Terence Gower

 

In 1955 Reyner Banham wrote an essay titled The New Brutalism, focusing on a recent Alison and Peter Smithson project. The complex, a public school, plainly displayed its own construction materials, such as brick, concrete, and steel. The term brutalism can be misleading, in that it is derived from the French term beton brut, meaning exposed or raw concrete. Many people have assumed it refers to a kind of anti-aesthetic, to a perceived “ugliness” in the architecture (it evokes the Italian word for ugly: brutto).

 

Beton brut and brutalism can be considered a building philosophy based on a search for beauty in raw construction materials and traces of fabrication; for instance, concrete formwork impressions. In the 1960s and 70s, a period of late modernism that saw a proliferation of “styles”, it was taken up by a number of architects and applied to a wide range of building typologies. Some of the most notable examples were large public commissions and university campus projects in the US, Europe and Latin America, and in many cases the brutalist “style” came to be associated with the ideological systems of the governments that commissioned these buildings, ranging from the British welfare state to the Brazilian dictatorship.

 

Other structures have accumulated these associations long after construction.
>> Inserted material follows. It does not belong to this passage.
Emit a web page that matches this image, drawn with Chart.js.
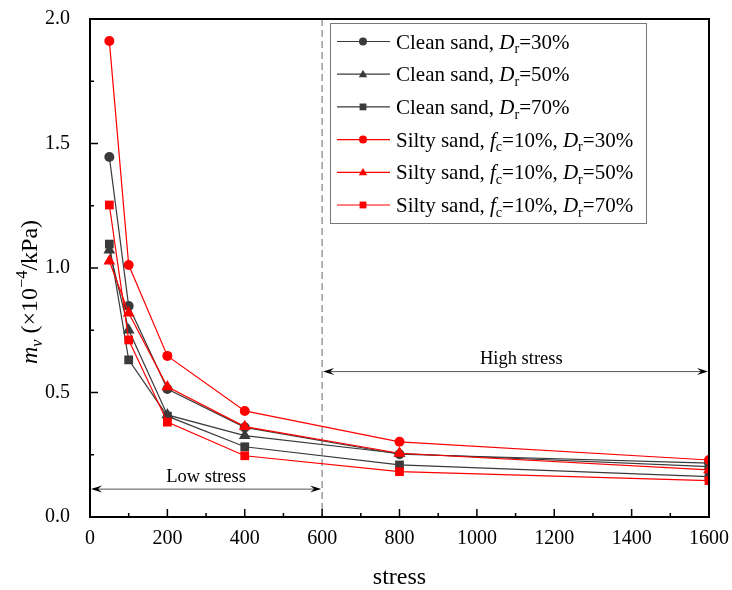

This is the case with Clorindo Testa’s masterpiece, the Banco de Londres in Buenos Aires, which now houses the national bank, and has become a symbol of the damage wrought in Argentina by global neoliberalism. An association with this model of global commerce—a system that leaves entire populations vulnerable to private speculation—or alternately, an association with a Latin American totalitarian regime, seems to place the idea of brutality at the heart of brutalism.

 

Monument Brutal peels fragments from the concrete facades of these buildings and brings them into the examination room—the museum, the gallery—for the viewer’s scrutiny and analysis. The heavy concrete details, carefully reproduced, are laid on the floor in gravitational repose. These fragments are removed from their original context to allow viewers to study whether their acquired meaning continues to hold, whether they continue to represent in the same way after they are brought into the museum—hardly a neutral space, but the most neutral we have for the examination of cultural artifacts. The fragment becomes a monument in that it stands for or represents something else. But what this monument symbolizes is open to debate: The building philosophy of modern architecture? The commissioning regime or corporation? Creative audacity?

 

For the MACBA exhibition Nonument, I am showing a scale model of Monument Brutal based on a fragment from Testa’s façade. The model is accompanied by documentation of the original building and a short project description. This is a maquette version of the work, which will be presented full-scale in the future.